Esse elemento, de acordo com Carlos, não é pequeno do ponto de vista histórico, especialmente considerando que o Brasil era um país escravagista e o próprio José de Alencar era partidário do escravismo, porém cheio de contradições. Defender escrever como falam os brasileiros significava valorar heranças negras e indígenas.

“Ele, por exemplo, escreveu uma peça chamada Mãe, que hoje em dia seria um tramalhão, porque na verdade o personagem principal da peça, que é um rapaz, acaba vendendo a propriamente sem saber que ela é a sua mãe, que é uma escrava fundamentalmente. Machado de Assis elogiou muito e elogiou principalmente pelo conteúdo abolicionista”, disse.

No debate, Carlos também abordou a influência estrangeira na cultura brasileira, enfatizando a impossibilidade de uma independência por completo da cultura mundial historicamente, e nos dias de hoje. “A outra questão é a seguinte: até que ponto a nossa cultura consegue ser independente da cultura mundial? Eu diria, Alberico, que isso é impossível, ser totalmente independente”.

Exatamente pelo intercâmbio cultural, destaca, que se faz necessária a defesa de uma identidade cultural brasileira para que essas trocas sejam enriquecedoras e não que nos despersonalize, nos colonize. “O que eu estou dizendo de nós termos uma cultura nacional é fundamentalmente não ser arrastado por uma cultura de arrabalde, por uma cultura de outros países, que na verdade só serve para arrasar com a nossa cultura”, completou. 

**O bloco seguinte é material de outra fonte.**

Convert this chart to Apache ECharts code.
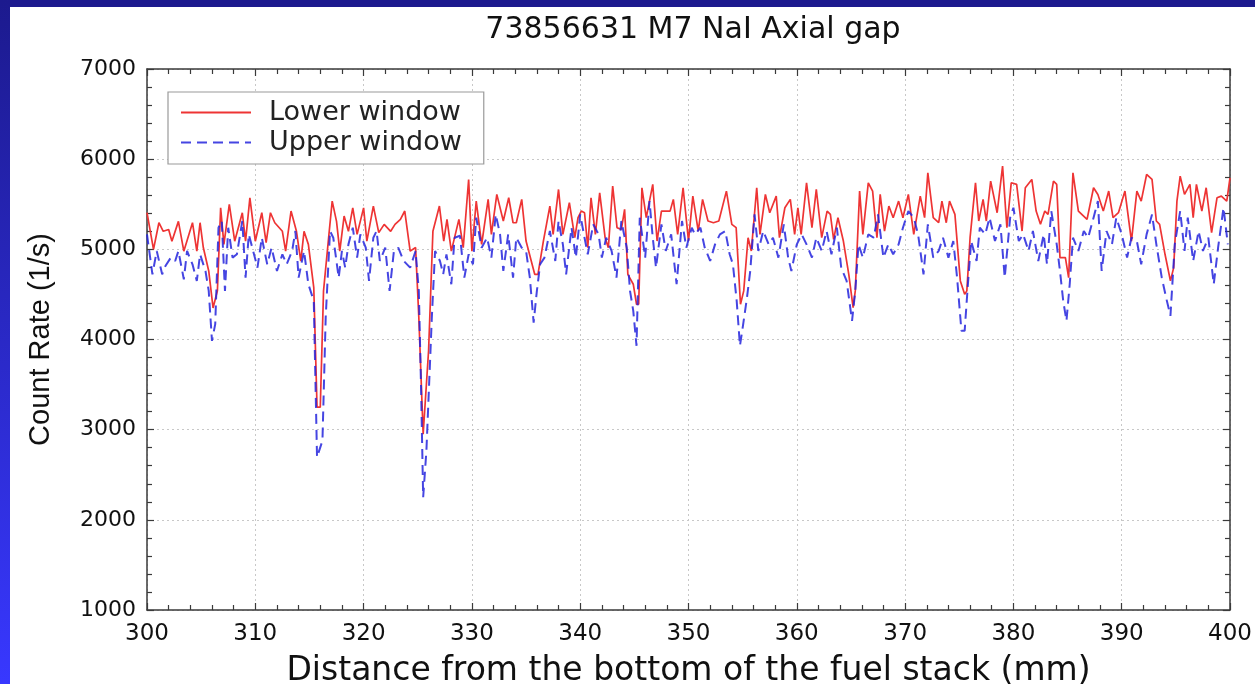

Numa aproximação grosseira com a psicologia, sem um Eu formado – que se forma inclusive na relação com o outro, com o mundo social em que estamos inseridos – o que vem do outro ao invés de me enriquecer, me aliena de mim e das minhas potencialidades, por consequência. Doutro modo, quando este Eu, como personalidade, como identidade, toma forma, passo a poder assimilar do outro aquilo que me interessa sem ser dominado por este.